Key Points:
PPPs may have some shortcomings but there have been many
more successes than failures.
The Public Private Partnership (PPP) model
– or more accurately, private sector participation in
infrastructure projects – has been much maligned,
particularly in these recent times of global financial
turmoil.
Much of the criticism of PPPs has been based on false assumptions
and in many cases, the misguided view that the private sector has
no business participating in, and generating a return from,
infrastructure projects. Criticism has also been levelled at
governments around Australia for not digging deep into their own
pockets to build much-needed infrastructure around the country.
Certainly the question of exactly how Australia will fund its
future infrastructure needs remains a vexed one. In June last year,
the Commonwealth Government's independent body Infrastructure
Australia announced its priority pipeline of infrastructure
projects at a total estimated capital cost of around $82 billion.
The devastation wreaked by the recent floods in northern Australia
exacerbates the challenge as governments will also be faced with
the massive task of rebuilding damaged infrastructure. The money is
going to have to come from somewhere.
A recent report by the Western Sydney Regional Organisation of
Councils (WSROC) suggests that the answer lies
with our governments – and a change in their attitudes
towards infrastructure investment. The report's authors argue
that Australian governments have become too interested in lowering
their debt levels and maintaining AAA credit ratings, to the
detriment of public investment in infrastructure. They argue that
governments (in particular the NSW Government) should cease to rely
so heavily on private investment and instead, must begin to borrow
to fund infrastructure – albeit in a measured, prudent
way, and ideally under the advice of an independent expert
statutory body.
To the extent the WSROC report recognises that private investment
alone will not be enough to deliver on Australia's ambitious
infrastructure program, it is a welcome contribution to the
infrastructure debate. But in calling on governments to bear the
financial burden of our nation building, the report's authors
fail to acknowledge that private sector investment and
participation will not only be critical to governments' ability
to deliver first-class infrastructure within relatively short
timeframes, but also the value that private sector participants
bring to infrastructure projects that governments alone
cannot.
One of the major criticisms of PPPs is cost. Critics argue that it
is cheaper for governments to go into debt to fund infrastructure
because they can borrow at a lower cost than the private sector.

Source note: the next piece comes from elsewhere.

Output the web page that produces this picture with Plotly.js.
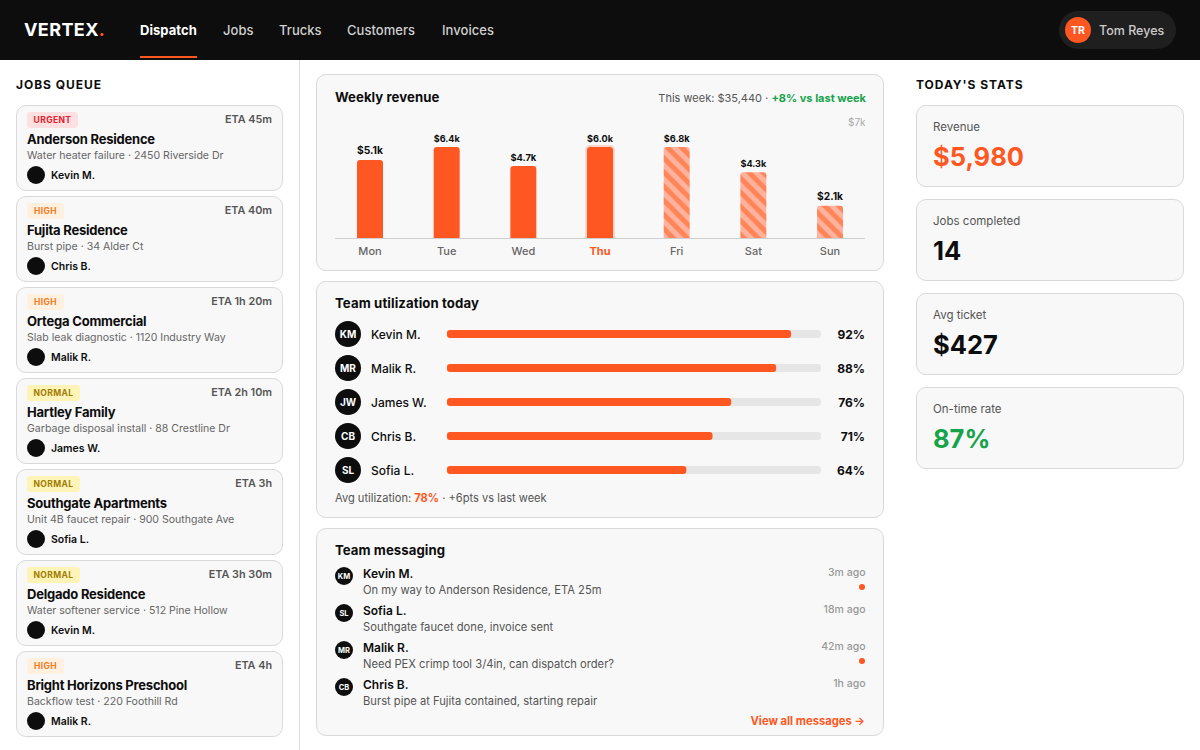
<!DOCTYPE html>
<html><head><meta charset="utf-8">
<script src="https://cdn.plot.ly/plotly-3.0.1.min.js"></script>
<style>
html,body{margin:0;padding:0;width:1200px;height:750px;overflow:hidden;background:#fff;font-family:Inter,sans-serif;color:#0d0d0d}
#app{position:relative;width:1200px;height:750px;overflow:hidden}
.t{position:absolute;white-space:nowrap;line-height:20px;height:20px}
.b{position:absolute;box-sizing:border-box}
.card{background:#f8f8f8;border:1px solid #d9d9d9;border-radius:10px}
.round{border-radius:50%;background:#0d0d0d;color:#fff;display:flex;align-items:center;justify-content:center;font-weight:700}
#rev,#util{position:absolute}
</style></head><body><div id="app"></div>
<script>
const navItems = ["Dispatch","Jobs","Trucks","Customers","Invoices"];
const navX = [140,223,279,347,442];
const jobPriority = ["URGENT","HIGH","HIGH","NORMAL","NORMAL","NORMAL","HIGH"];
const jobEta = ["ETA 45m","ETA 40m","ETA 1h 20m","ETA 2h 10m","ETA 3h","ETA 3h 30m","ETA 4h"];
const jobNames = ["Anderson Residence","Fujita Residence","Ortega Commercial","Hartley Family","Southgate Apartments","Delgado Residence","Bright Horizons Preschool"];
const jobDetails = ["Water heater failure · 2450 Riverside Dr","Burst pipe · 34 Alder Ct","Slab leak diagnostic · 1120 Industry Way","Garbage disposal install · 88 Crestline Dr","Unit 4B faucet repair · 900 Southgate Ave","Water softener service · 512 Pine Hollow","Backflow test · 220 Foothill Rd"];
const jobTechs = ["Kevin M.","Chris B.","Malik R.","James W.","Sofia L.","Kevin M.","Malik R."];
const weekdays = ["Mon","Tue","Wed","Thu","Fri","Sat","Sun"];
const revenueK = [5.1,6.4,4.7,6.0,6.8,4.3,2.1];
const projected = [false,false,false,false,true,true,true];
const utilNames = ["Kevin M.","Malik R.","James W.","Chris B.","Sofia L."];
const utilInitials = ["KM","MR","JW","CB","SL"];
const utilPct = [92,88,76,71,64];
const msgInitials = ["KM","SL","MR","CB"];
const msgNames = ["Kevin M.","Sofia L.","Malik R.","Chris B."];
const msgTexts = ["On my way to Anderson Residence, ETA 25m","Southgate faucet done, invoice sent","Need PEX crimp tool 3/4in, can dispatch order?","Burst pipe at Fujita contained, starting repair"];
const msgTimes = ["3m ago","18m ago","42m ago","1h ago"];
const msgUnread = [true,false,true,false];
const statLabels = ["Revenue","Jobs completed","Avg ticket","On-time rate"];
const statValues = ["$5,980","14","$427","87%"];
const statColors = ["#ff5722","#0d0d0d","#0d0d0d","#16a34a"];
const barCapK = 5.95; // the reference's bars stop growing at this height

const ORANGE = "#ff5722";
const app = document.getElementById("app");
function el(cls, css, html){const d=document.createElement("div");d.className=cls;d.style.cssText=css;if(html!==undefined)d.innerHTML=html;app.appendChild(d);return d;}
function txt(x,yc,s,css,right){const pos=right?`right:${1200-x}px`:`left:${x}px`;return el("t",`${pos};top:${yc-10}px;${css||""}`,s);}
function box(x,y,w,h,css,cls,html){return el("b "+(cls||""),`left:${x}px;top:${y}px;width:${w}px;height:${h}px;${css||""}`,html);}
const HEAD = "font-family:Inter;font-weight:700;";

// header
box(0,0,1200,60,"background:#0d0d0d");
txt(24,30,'VERTEX<span style="color:'+ORANGE+'">.</span>',HEAD+"font-size:18px;color:#fff;letter-spacing:.4px");
navItems.forEach((n,i)=>txt(navX[i],30,n,`font-size:13px;letter-spacing:.05px;font-weight:${i==0?700:500};color:${i==0?"#fff":"#d0d0d0"}`));
box(140,56,57,2,"background:"+ORANGE);
box(1059,11,117,38,"background:#1f1f1f;border-radius:19px");
box(1065,17,26,26,"background:"+ORANGE+";font-size:10.5px","round","TR");
txt(1099,31,"Tom Reyes","font-size:12.5px;font-weight:500;color:#ccc");

// left column
box(299,60,1,690,"background:#dcdcdc");
txt(16,85,"JOBS QUEUE",HEAD+"font-size:12px;letter-spacing:.95px");
const prio={URGENT:["#ffe0e0","#e5202e"],HIGH:["#fff0e0","#f57c20"],NORMAL:["#fff4b8","#a17c00"]};
const prioW={URGENT:51,HIGH:37,NORMAL:53};
jobNames.forEach((n,i)=>{
  const y=105+91*i;
  box(16,y,267,86,"","card");
  const p=jobPriority[i];
  box(27,y+7,prioW[p],16,`background:${prio[p][0]};color:${prio[p][1]};border-radius:3px;font-size:8.5px;font-weight:700;letter-spacing:.4px;display:flex;align-items:center;justify-content:center`,"",p);
  txt(272,y+15,jobEta[i],"font-size:10.8px;font-weight:600;color:#555",true);
  txt(27,y+34,n,"font-size:13px;font-weight:700;letter-spacing:-.22px");
  txt(27,y+50.5,jobDetails[i],"font-size:10.55px;color:#666");
  box(27,y+61,18,18,"","round");
  txt(51,y+70.5,jobTechs[i],"font-size:10.5px;font-weight:600");
});

// revenue card
box(316,74,568,197,"","card");
txt(335,97,"Weekly revenue",HEAD+"font-size:13.2px;letter-spacing:.05px");
txt(866,98,'This week: $35,440 · <span style="color:#16a34a;font-weight:700">+8% vs last week</span>',"font-size:11px;color:#555",true);
const revDiv=box(335,112,530,156,"");revDiv.id="rev";

// utilization card
box(316,281,568,237,"","card");
txt(335,302.5,"Team utilization today",HEAD+"font-size:13.2px;letter-spacing:.1px");
utilNames.forEach((n,i)=>{
  const yc=334+34*i;
  box(335,yc-13,26,26,"font-size:10px","round",utilInitials[i]);
  txt(371,yc+.5,n,"font-size:12px;font-weight:500");
  txt(865,yc+.5,utilPct[i]+"%","font-size:12px;font-weight:700",true);
});
const utilDiv=box(447,317,374,170,"");utilDiv.id="util";
txt(335,498,'Avg utilization: <span style="color:'+ORANGE+';font-weight:700">78%</span> · +6pts vs last week',"font-size:11.1px;color:#555");

// messaging card
box(316,528,568,208,"","card");
txt(335,549.5,"Team messaging",HEAD+"font-size:13.2px;letter-spacing:.05px");
msgNames.forEach((n,i)=>{
  const y=574+37*i;
  box(335,y-7,18,18,"font-size:7.5px","round",msgInitials[i]);
  txt(363,y,n,"font-size:12px;font-weight:600");
  txt(363,y+16,msgTexts[i],"font-size:11.2px;color:#555");
  txt(865.5,y-1.5,msgTimes[i],"font-size:10.5px;font-weight:500;color:#999",true);
  if(msgUnread[i])box(859,y+10,6,6,"border-radius:50%;background:"+ORANGE);
});
txt(865,721,"View all messages →","font-size:11.2px;font-weight:700;color:"+ORANGE,true);

// stats
txt(916,85,"TODAY'S STATS",HEAD+"font-size:12px;letter-spacing:.95px");
statLabels.forEach((l,i)=>{
  const y=105+94*i;
  box(916,y,268,82,"","card");
  txt(933,y+22,l,"font-size:11.5px;color:#555");
  txt(933,y+52,statValues[i],`font-size:25.5px;font-weight:700;color:${statColors[i]}`);
});

// Plotly: weekly revenue
function pick(arr,flag){return arr.filter((_,i)=>projected[i]===flag);}
const drawnK=revenueK.map(v=>Math.min(v,barCapK));
const revLabels=revenueK.map(v=>"$"+v.toFixed(1)+"k");
const labelFont={family:"Inter",size:12,color:"#0d0d0d",weight:700};
const actualDays=pick(weekdays,false);
Plotly.newPlot("rev",[{
  type:"bar",x:actualDays,y:pick(drawnK,false),width:0.339,
  text:pick(revLabels,false),textposition:"outside",cliponaxis:false,textfont:labelFont,
  marker:{color:ORANGE,
    line:{color:actualDays.map(d=>d==="Thu"?"rgba(255,87,34,0.2)":"rgba(0,0,0,0)"),width:actualDays.map(d=>d==="Thu"?4:0)}},
  hoverinfo:"skip"
},{
  type:"bar",x:pick(weekdays,true),y:pick(drawnK,true),width:0.339,
  text:pick(revLabels,true),textposition:"outside",cliponaxis:false,textfont:labelFont,
  marker:{color:"#ffb39e",pattern:{shape:"\\",fgcolor:"#ff8559",bgcolor:"#ffb39e",fgopacity:1,size:10,solidity:0.5,fillmode:"replace"}},
  hoverinfo:"skip"
}],{
  width:530,height:156,margin:{l:0,r:0,t:0,b:30},paper_bgcolor:"rgba(0,0,0,0)",plot_bgcolor:"rgba(0,0,0,0)",
  showlegend:false,font:{family:"Inter"},barcornerradius:3,barmode:"overlay",
  xaxis:{type:"category",categoryorder:"array",categoryarray:weekdays,range:[-0.4565,6.456],tickmode:"array",tickvals:weekdays,
    ticktext:weekdays.map(d=>d==="Thu"?`<span style="color:${ORANGE}"><b>Thu</b></span>`:d),
    tickfont:{family:"Inter",size:11,color:"#666",weight:500},ticks:"outside",ticklen:3,tickcolor:"rgba(0,0,0,0)",showline:true,linecolor:"#cfcfcf",linewidth:1,showgrid:false,zeroline:false,fixedrange:true},
  yaxis:{range:[0,8.235],visible:false,fixedrange:true},
  annotations:[{xref:"paper",yref:"paper",x:1,y:0.929,xanchor:"right",yanchor:"middle",xshift:3,yshift:-1,text:"$7k",showarrow:false,font:{family:"Inter",size:10,color:"#aaa"}}]
},{staticPlot:true,displayModeBar:false});

// Plotly: utilization
Plotly.newPlot("util",[
  {type:"bar",orientation:"h",y:utilNames,x:utilNames.map(()=>100),base:utilNames.map(()=>0),width:0.235,marker:{color:"#e6e6e6",cornerradius:4},hoverinfo:"skip"},
  {type:"bar",orientation:"h",y:utilNames,x:utilPct,base:utilNames.map(()=>0),width:0.235,marker:{color:ORANGE,cornerradius:4},hoverinfo:"skip"}
],{
  width:374,height:170,margin:{l:0,r:0,t:0,b:0},paper_bgcolor:"rgba(0,0,0,0)",plot_bgcolor:"rgba(0,0,0,0)",
  barmode:"overlay",showlegend:false,
  xaxis:{range:[0,100],visible:false,fixedrange:true},
  yaxis:{type:"category",range:[4.5,-0.5],visible:false,fixedrange:true}
},{staticPlot:true,displayModeBar:false});
</script></body></html>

But this doesn't mean infrastructure can be built by
governments at a lower cost. In fact, PPPs have proven to be more
cost-effective than traditional models in their ability to enable
the delivery of infrastructure on time and on budget. A December
2008 University of Melbourne benchmarking study serves to highlight
this. Comparing the performance of 25 PPP projects and 42
government owned and funded projects throughout Australia since
2000, it found the average cost escalation under PPP contracts
during construction was 4.3 percent compared with 18 percent for
traditional procurement contracts. The average delay during the
same period was 2.6 percent of PPPs compared with 25.9 percent for
traditional contracts.
In calculating the cost to government of building infrastructure,
it's also important to understand that it includes more than
the capital cost. It includes the maintenance and operation of the
asset over its useful life – which can account for
anywhere up to 90 percent of the total whole of life asset cost.
Governments must take these costs into account when measuring the
value for money of private sector bids against the costs to
government of undertaking an infrastructure project. Any other
comparative costs analyses should also do so.
The WSROC report is somewhat dismissive of PPPs, describing them as
offering a "boutique" solution to building
infrastructure. But the value of PPPs should not be underestimated.
Australia is acknowledged as a mature PPP market and the players in
it have a wealth of experience in the timely delivery of quality,
innovative and technically superior infrastructure over the long
term. PPPs may have some shortcomings but the failure of a few
recent PPPs to meet the expectations of investors and the private
sector operators should not be reason to dismiss them as a failure.
There have been many more successes than failures. And,
importantly, those which have not delivered the return on
investment that investors expected are still providing services to
governments and the public as they were intended.
Instead of arguing over the merits of the PPP as a delivery model,
the starting point for any discussion on how to meet
Australia's infrastructure needs should be this: an
acknowledgement that Australia will need large amounts of both
public and private investment to rectify our infrastructure
deficit. We need to look at ways in which governments can harness
the private sector's experience, innovative approach and
efficiencies, through infrastructure project models which
incentivize the private sector to generate upside returns and allow
the public sector to provide capital that can share in those
potential returns. Profit-sharing arrangements could allay the
concerns of the critics that the private sector is taking excessive
profits from infrastructure projects at the expense of the public
purse.
Long-term strategic planning is essential if we are to build the
infrastructure needed to sustain Australia's economic wellbeing
well into the future. At a time when our infrastructure spending
needs are so high, the challenges wrought by nature so great, and
governments budgets are under pressure as we emerge from the global
financial crisis, it is important that this planning process looks
critically at the ways to access private sector participation and
capital. It is equally important that governments recognise the
need to manage public perceptions of the role of the private sector
in developing our infrastructure for the future.